Almost since day one of this blog, people have been asking why I blog. The blog's first title is long forgotten (Crewsin' Arizona? Or was that the heading on my website home page?), but the subtitle was "So Many Men, So Little Time." I began the blog when I was cycling through a lot of short-term relationships, and dealing with the frustrations and heartaches of dating-over-50.

About 16 months after I started the blog, its focus totally changed as my son and daughter-in-law decided to move back to Youngstown, and I was forced to deal with the loss of my family. For many months in Tucson, I had babysat two or three nights a week, and hosted the grandbabes for a sleepover at least once a month. When my four-year engagement was broken, my family was my lifeline. Our Sunday night family dinners became the perfect way to end the weekend and start the new week.

Their move was devastating to me, and my sadness consumed me. Writing about it constituted, for me, therapy without the therapist. The exercise of forming my thoughts into pixelated words helped me learn how to live without them, until we all agreed that my best life (and, I hope, theirs) was for me to be nearby and continue my support role in their life.

The blog's focus then changed, along with its name. I asked readers for input, and from all the suggestions, chose "Amazing Adventures: Tales from a Mid-Life Renaissance." Friends had long been encouraging me to write about my life—about the adoption and the music and the marriages and the circuitous path. In leaving Tucson, I had, once again, started over from scratch with my life, taking on a new and foreign geography, leaving behind friendships developed over the previous seven years. Changing, at age 57.5, everything.

The blog gave me continuity. Tucson friends who loved and missed me read my writing every day to keep me in their lives. New friends and acquaintances began reading, to get to know me better. And post topics would swirl through my head daily. Documenting them enabled me to bring peace to my busy brain, reeling from all the upheaval.

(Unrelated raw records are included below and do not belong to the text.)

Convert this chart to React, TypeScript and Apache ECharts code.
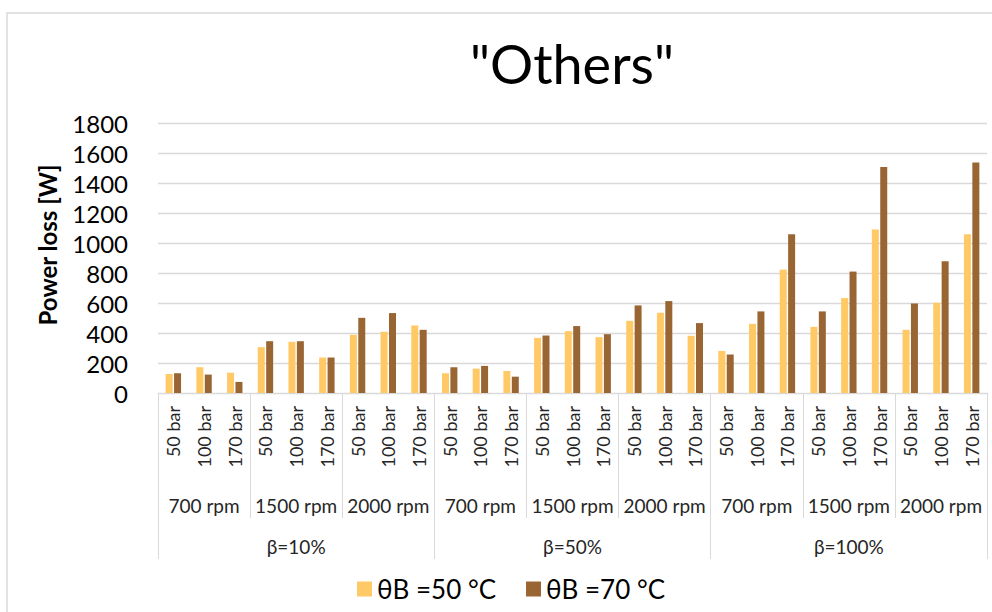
import React, { useEffect, useRef } from "react";
import * as echarts from "echarts";

const pressureLabels = [
  "50 bar", "100 bar", "170 bar", "50 bar", "100 bar", "170 bar", "50 bar", "100 bar", "170 bar",
  "50 bar", "100 bar", "170 bar", "50 bar", "100 bar", "170 bar", "50 bar", "100 bar", "170 bar",
  "50 bar", "100 bar", "170 bar", "50 bar", "100 bar", "170 bar", "50 bar", "100 bar", "170 bar",
];
const speedLabels = [
  "700 rpm", "1500 rpm", "2000 rpm",
  "700 rpm", "1500 rpm", "2000 rpm",
  "700 rpm", "1500 rpm", "2000 rpm",
];
const betaLabels = ["β=10%", "β=50%", "β=100%"];

const series50Name = "θB =50 °C";
const series70Name = "θB =70 °C";

const values50 = [
  127, 172, 136, 306, 342, 237, 389, 409, 451,
  132, 163, 147, 368, 413, 373, 482, 536, 382,
  281, 462, 824, 442, 634, 1092, 422, 603, 1061,
];
const values70 = [
  132, 123, 74, 346, 346, 237, 502, 534, 422,
  172, 181, 109, 384, 447, 393, 585, 614, 467,
  257, 545, 1061, 545, 811, 1510, 598, 880, 1539,
];

const yTicks = { min: 0, max: 1800, interval: 200 };

export default function App() {
  const ref = useRef<HTMLDivElement>(null);

  useEffect(() => {
    if (!ref.current) return;
    const chart = echarts.init(ref.current, null, { renderer: "svg" });
    const font = "Lato";
    const grey = "#d9d9d9";
    chart.setOption({
      animation: false,
      backgroundColor: "#ffffff",
      textStyle: { fontFamily: font },
      title: {
        text: '"Others"',
        left: 567,
        top: 31,
        textAlign: "center",
        textStyle: { fontFamily: font, fontSize: 54, fontWeight: "normal", color: "#000000" },
      },
      legend: {
        left: 352,
        top: 571,
        itemWidth: 15,
        itemHeight: 15,
        itemGap: 30,
        icon: "rect",
        textStyle: { fontFamily: font, fontSize: 26, color: "#000000", width: 118 },
        data: [series50Name, series70Name],
      },
      grid: { left: 158, right: 5, top: 123.5, bottom: 219 },
      xAxis: [
        {
          type: "category",
          data: pressureLabels,
          position: "bottom",
          axisLine: { show: true, lineStyle: { color: grey, width: 1 } },
          axisTick: { show: false },
          axisLabel: {
            rotate: 90,
            interval: 0,
            margin: 13,
            fontFamily: font,
            fontSize: 18,
            color: "#262626",
          },
          splitLine: { show: false },
        },
        {
          type: "category",
          data: speedLabels,
          position: "bottom",
          axisLine: { show: false },
          axisTick: { show: true, length: 125, lineStyle: { color: grey, width: 1 } },
          axisLabel: { interval: 0, margin: 103, fontFamily: font, fontSize: 19, color: "#262626" },
          splitLine: { show: false },
        },
        {
          type: "category",
          data: betaLabels,
          position: "bottom",
          axisLine: { show: false },
          axisTick: { show: true, length: 166, lineStyle: { color: grey, width: 1 } },
          axisLabel: { interval: 0, margin: 144, fontFamily: font, fontSize: 19, color: "#262626" },
          splitLine: { show: false },
        },
      ],
      yAxis: {
        type: "value",
        min: yTicks.min,
        max: yTicks.max,
        interval: yTicks.interval,
        axisLine: { show: false },
        axisTick: { show: false },
        axisLabel: {
          margin: 30,
          fontFamily: font,
          fontSize: 24,
          color: "#000000",
          formatter: (v: number) => String(v),
        },
        splitLine: { show: true, lineStyle: { color: grey, width: 1.3 } },
      },
      series: [
        {
          name: series50Name,
          type: "bar",
          data: values50,
          barWidth: 7,
          barGap: "20%",
          itemStyle: { color: "#FFC966" },
        },
        {
          name: series70Name,
          type: "bar",
          data: values70,
          barWidth: 7,
          itemStyle: { color: "#996633" },
        },
      ],
      graphic: [
        {
          type: "rect",
          shape: { x: 7, y: 13, width: 1000, height: 700 },
          style: { fill: "none", stroke: grey, lineWidth: 1.5 },
          silent: true,
        },
        {
          type: "text",
          x: 47,
          y: 245,
          rotation: Math.PI / 2,
          style: {
            text: "Power loss [W]",
            fontFamily: font,
            fontSize: 24,
            fontWeight: "bold",
            fill: "#000000",
            align: "center",
            verticalAlign: "middle",
          },
        },
      ],
    });
    return () => chart.dispose();
  }, []);

  return (
    <div
      ref={ref}
      style={{ position: "fixed", left: 0, top: 0, width: 992, height: 612 }}
    />
  );
}
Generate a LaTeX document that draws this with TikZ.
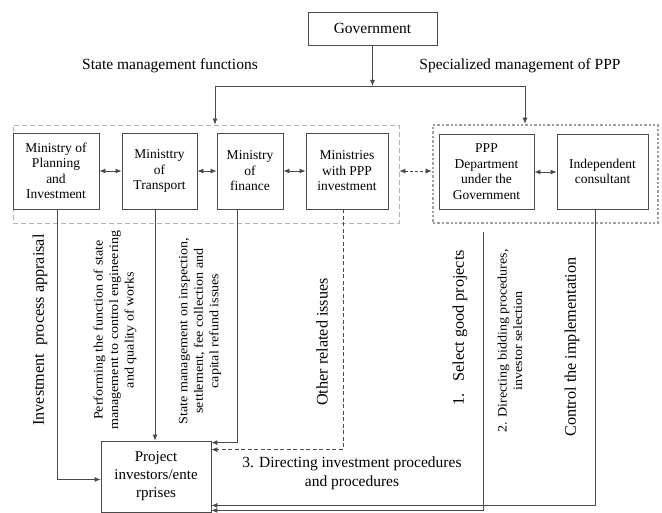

When I go back to the early posts in 2006 and contrast them to recent posts, I am thrilled with how much my writing has improved. My facility with words is freer now, with the search for the perfect word being both challenging and rewarding, a most enjoyable game. I have grown as a writer, through the simple act of writing.

But the timing is also interesting. I find that when I write late at night, I'm too tired to craft clever sentences. But when I write upon arrival at the office, after forming the entire post in my head while driving, the act of writing tends to jumpstart my creativity for the rest of the day. The technical words I write, following after the creativity session, flow more freely and feel less pedantic, less tedious and routine.

I've often encouraged people who like to write to begin a blog. It's not a matter of what you have to give to the cyberworld. It's not about how many readers you'll have. It's about how you'll grow, how your thoughts will develop, how your brain will activate more completely for listening to all the words flying around inside your head.

And, for me, it's also kinda nice that my friends know me better, despite the pace of our lives and the difficulty of making time for each other. Many long e-mail conversations begin just out of someone reading something that was irresistible to them. For me, my work in this venue is rewarding.